Menschel gifts define enlightened philanthropy

Richard L. and Ronay Menschel
Richard L. and Ronay Menschel

Winter 2014 ]

Case-based teaching, “flipped” classrooms, and a focus on leadership skills—these will be key changes as Harvard School of Public Health ambitiously redesigns its educational strategy. In recent years, the effort to help future students make a dramatic impact on public health has received critical support from the Charina Endowment Fund and Richard L. (MBA ’59) and Ronay Menschel of New York City.

The recent $12.5 million gift from the Menschels—longtime supporters of HSPH—establishes the Transforming Public Health Education Initiative, which enables the School to develop innovative teaching methods, train faculty, harness new educational technologies, and highlight fieldwork and experience-based learning.

The gift to the HSPH campaign will underwrite faculty efforts to infuse the educa­tional experience at HSPH with more case-based and field-based “real world” learning.
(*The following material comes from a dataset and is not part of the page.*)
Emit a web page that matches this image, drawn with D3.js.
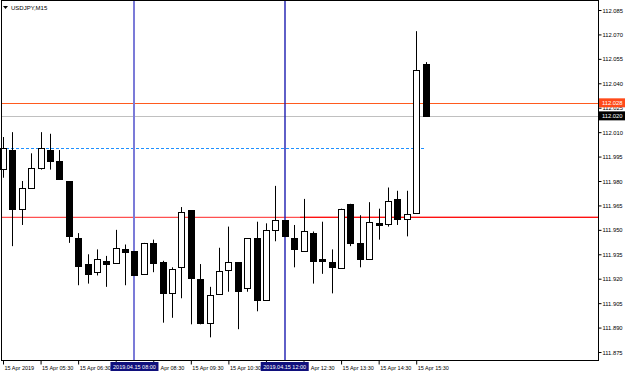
<!DOCTYPE html>
<html>
<head>
<meta charset="utf-8">
<script src="https://cdn.jsdelivr.net/npm/d3@7"></script>
<style>
body { margin: 0; background: #fff; }
svg { display: block; font-family: "Liberation Sans", Arial, sans-serif; }
</style>
</head>
<body>
<svg width="625" height="373"></svg>
<script>
const width = 625, height = 373;
const plotLeft = 1, plotRight = 598, plotTop = 0, plotBottom = 360;
const svg = d3.select("svg");

// USDJPY M15, 15 Apr 2019, candles from 04:30 to 15:45
const opens  = [111.987,111.999,111.963,111.976,111.988,111.999,111.992,111.980,111.945,111.929,111.924,111.931,111.930,111.938,111.937,111.923,111.942,111.930,111.911,111.927,111.962,111.920,111.893,111.911,111.925,111.930,111.914,111.945,111.907,111.950,111.956,111.945,111.937,111.948,111.932,111.930,111.927,111.966,111.942,111.932,111.954,111.954,111.969,111.957,111.960,112.052];
const highs  = [112.007,112.010,111.980,111.997,112.010,112.009,111.999,111.980,111.948,111.935,111.938,111.934,111.950,111.941,111.937,111.942,111.944,111.931,111.927,111.964,111.962,111.929,111.915,111.939,111.952,111.930,111.945,111.955,111.954,111.977,111.956,111.953,111.969,111.949,111.955,111.938,111.963,111.966,111.959,111.967,111.963,111.976,111.974,111.974,112.072,112.053];
const lows   = [111.982,111.940,111.953,111.976,111.987,111.987,111.981,111.942,111.916,111.917,111.922,111.915,111.930,111.916,111.922,111.923,111.924,111.893,111.896,111.908,111.892,111.892,111.884,111.910,111.912,111.889,111.912,111.900,111.907,111.943,111.946,111.927,111.937,111.917,111.923,111.911,111.927,111.940,111.927,111.932,111.944,111.952,111.953,111.946,111.960,112.020];
const closes = [112.000,111.963,111.976,111.988,112.000,111.992,111.981,111.946,111.928,111.923,111.932,111.929,111.939,111.936,111.922,111.942,111.930,111.911,111.926,111.961,111.920,111.893,111.910,111.925,111.930,111.912,111.945,111.907,111.950,111.956,111.946,111.938,111.949,111.931,111.931,111.927,111.963,111.942,111.932,111.955,111.953,111.968,111.957,111.960,112.048,112.020];

const yTicks = [112.085,112.070,112.055,112.040,112.025,112.010,111.995,111.980,111.965,111.950,111.935,111.920,111.905,111.890,111.875];
const xTicks = ["04:30","05:30","06:30","07:30","08:30","09:30","10:30","11:30","12:30","13:30","14:30","15:30"];
const vLines = ["08:00","12:00"];

const askPrice = 112.028, bidPrice = 112.020;
const levelPrice = 111.958, roundPrice = 112.000;

const parseTime = d3.timeParse("%Y-%m-%d %H:%M");
const start = parseTime("2019-04-15 04:30");
const times = opens.map((_, i) => d3.timeMinute.offset(start, 15 * i));
const t = s => parseTime("2019-04-15 " + s);

const x = d3.scaleTime()
    .domain([times[0], times[times.length - 1]])
    .range([3, 425.6]);

const y = d3.scaleLinear()
    .domain([111.875, 112.085])
    .range([352, 10]);

const px = v => Math.round(v) + 0.5;
const boxHalf = 24;
const fontSize = "5.5px";

// horizontal lines
svg.append("line")
    .attr("x1", plotLeft).attr("x2", plotRight)
    .attr("y1", Math.round(y(levelPrice)) + 0.4).attr("y2", Math.round(y(levelPrice)) + 0.4)
    .attr("stroke", "#ff5050").attr("stroke-width", 1.2);
svg.append("line")
    .attr("x1", 300).attr("x2", plotRight)
    .attr("y1", Math.round(y(levelPrice)) + 0.4).attr("y2", Math.round(y(levelPrice)) + 0.4)
    .attr("stroke", "#ff1010").attr("stroke-width", 1.2);

svg.append("line")
    .attr("x1", plotLeft).attr("x2", 426)
    .attr("y1", px(y(roundPrice))).attr("y2", px(y(roundPrice)))
    .attr("stroke", "#1e90ff").attr("stroke-dasharray", "3,2");

svg.append("line")
    .attr("x1", plotLeft).attr("x2", plotRight)
    .attr("y1", px(y(askPrice))).attr("y2", px(y(askPrice)))
    .attr("stroke", "#ff5a1e");
svg.append("line")
    .attr("x1", plotLeft).attr("x2", plotRight)
    .attr("y1", px(y(bidPrice))).attr("y2", px(y(bidPrice)))
    .attr("stroke", "#c0c0c0");

// vertical lines
svg.append("line")
    .attr("x1", Math.round(x(t(vLines[0])))).attr("x2", Math.round(x(t(vLines[0]))))
    .attr("y1", plotTop).attr("y2", plotBottom)
    .attr("stroke", "#7b7bd8").attr("stroke-width", 2);
svg.append("line")
    .attr("x1", Math.round(x(t(vLines[1])))).attr("x2", Math.round(x(t(vLines[1]))))
    .attr("y1", plotTop).attr("y2", plotBottom)
    .attr("stroke", "#1c1cb0").attr("stroke-width", 1.4);

// candles
const candles = svg.append("g");
times.forEach((d, i) => {
    const cx = Math.round(x(d));
    const o = opens[i], c = closes[i];
    const up = c >= o;
    candles.append("line")
        .attr("x1", cx + 0.5).attr("x2", cx + 0.5)
        .attr("y1", y(highs[i])).attr("y2", y(lows[i]))
        .attr("stroke", "#000");
    const top = y(Math.max(o, c)), bot = y(Math.min(o, c));
    if (up) {
        candles.append("rect")
            .attr("x", cx - 2.5).attr("y", Math.round(top) + 0.5)
            .attr("width", 6).attr("height", Math.max(1, Math.round(bot - top)))
            .attr("fill", "#fff").attr("stroke", "#000");
    } else {
        candles.append("rect")
            .attr("x", cx - 3).attr("y", Math.round(top))
            .attr("width", 7).attr("height", Math.max(2, Math.round(bot - top) + 1))
            .attr("fill", "#000");
    }
});

// frame
svg.append("rect")
    .attr("x", plotLeft + 0.5).attr("y", plotTop + 0.5)
    .attr("width", plotRight - plotLeft).attr("height", plotBottom - plotTop)
    .attr("fill", "none").attr("stroke", "#000");

// price axis
const yAxis = svg.append("g")
    .attr("transform", `translate(${plotRight + 0.5},0)`)
    .call(d3.axisRight(y).tickValues(yTicks).tickFormat(d3.format(".3f")).tickSize(3).tickSizeOuter(0));
yAxis.select(".domain").remove();
yAxis.selectAll("text")
    .attr("x", 4)
    .attr("dy", "0.35em")
    .style("font-size", "5.8px")
    .attr("fill", "#000");

// time axis; labels under the marker boxes are cut like in the terminal
const boxes = vLines.map(s => [x(t(s)) - boxHalf, x(t(s)) + boxHalf]);
const hidden = d => boxes.find(([a, b]) => x(d) >= a - 2 && x(d) <= b);

const xAxis = svg.append("g")
    .attr("transform", `translate(0,${plotBottom + 0.5})`)
    .call(d3.axisBottom(x)
        .tickValues(xTicks.map(t))
        .tickFormat((d, i) => {
            const b = hidden(d);
            if (b && x(d) < b[0] + 10) return "";
            if (b) return d3.timeFormat("Apr %H:%M")(d);
            return i === 0 ? "15 Apr 2019" : d3.timeFormat("15 Apr %H:%M")(d);
        })
        .tickSize(4).tickSizeOuter(0));
xAxis.select(".domain").remove();
xAxis.selectAll("text")
    .attr("text-anchor", "start")
    .attr("x", d => { const b = hidden(d); return b ? b[1] + 1.5 - x(d) : 1; })
    .attr("y", 6)
    .attr("dy", "0.7em")
    .style("font-size", fontSize)
    .attr("fill", "#000");

// time markers for the vertical lines
vLines.forEach(s => {
    const cx = x(t(s));
    const g = svg.append("g");
    g.append("rect")
        .attr("x", cx - boxHalf).attr("y", 362)
        .attr("width", boxHalf * 2).attr("height", 9)
        .attr("fill", "#10107c");
    g.append("text")
        .attr("x", cx).attr("y", 369)
        .attr("text-anchor", "middle")
        .attr("fill", "#fff")
        .style("font-size", fontSize)
        .text(d3.timeFormat("%Y.%m.%d %H:%M")(t(s)));
});

// price labels
[[askPrice, "#ff4a1a"], [bidPrice, "#000"]].forEach(([p, col]) => {
    const yy = y(p);
    svg.append("rect")
        .attr("x", plotRight + 1).attr("y", yy - 4.5)
        .attr("width", 26).attr("height", 9)
        .attr("fill", col);
    svg.append("text")
        .attr("x", plotRight + 4).attr("y", yy)
        .attr("dy", "0.35em")
        .attr("fill", "#fff")
        .style("font-size", "5.8px")
        .text(d3.format(".3f")(p));
});

// title
svg.append("path")
    .attr("d", "M3,6 L8,6 L5.5,9 Z")
    .attr("fill", "#000");
svg.append("text")
    .attr("x", 11).attr("y", 10)
    .style("font-size", "6px")
    .attr("fill", "#000")
    .text("USDJPY,M15");
</script>
</body>
</html>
It will accelerate the move toward “flipped classrooms,” in which lectures are delivered online, thereby freeing class time for back-and-forth discussion and a focus on the kind of problem solving that students will encounter in their careers. And it will help the School update its master’s degree program for health professionals and create a new Doctorate of Public Health (DrPH) degree.

“We support Harvard School of Public Health with our philanthropy because we believe in the importance of public health and the opportunity to expand the knowledge and skill sets of future public health leaders through the use of technology and case studies,” said Ronay Menschel.

Added Richard Menschel, “Improving learning leads to better-prepared students who can more successfully address the major public health issues facing the world today.”

The Menschels have made HSPH one of their top philanthropic priorities for more than 20 years. Since 1989, they have made gifts in general support of the School’s efforts, as well as in focused areas such as health communications; AIDS, cancer, and infectious diseases research; and improving the humanitarian response to emergencies around the world.

In another gift, the Menschels have provided $2.5 million for Ariadne Labs, a joint initiative of HSPH and Brigham and Women’s Hospital headed by HSPH’s Atul Gawande, to improve health systems performance globally.

The Menschels have also established key professorships and fellowships at the School. The Richard L. and Ronay A. Menschel Senior Leadership Fellows Program, launched in 2012, brings high-level leaders in government, nonprofits, and journalism to HSPH for three months to share their expertise. The Horace W. Goldsmith Fellowships—for which six students are chosen each year to receive $20,000 on the basis of need and merit—were established with support from the Menschels in 2007.

Professorships endowed by the Menschels include the Harvey V. Fineberg Professorship of Public Health, established in 2005 in honor of the former dean of the School and Harvard provost, which is currently held by professor of biostatistics Nan Laird; and the Richard L. Menschel Professorship in Public Health, created in 2011 and held in tandem with the director­ship of the Division of Policy Translation and Leadership Development, and currently held by Robert Blendon, senior associ­ate dean for policy translation and leadership development.

Richard and Ronay Menschel reside in Manhattan, where Richard is a senior director at Goldman Sachs and Ronay serves as chairwoman of Phipps Houses and The Trust for Governors Island. Over the years, the Menschels have shared their generosity with several Harvard schools and programs. Richard Menschel has also held many leadership roles with Harvard, including national co-chair of the Harvard University Campaign from 1992 to 1999, service on the University Campaign Execu­tive Committee, and honorary co-chair of the forthcoming HSPH Capital Campaign. He is a recipient of the Harvard Medal.

Richard Menschel sees his gifts to HSPH as long-term investments with wide repercussions. “Better educated public health leaders,” he said, “have the capacity to improve the health of us all.”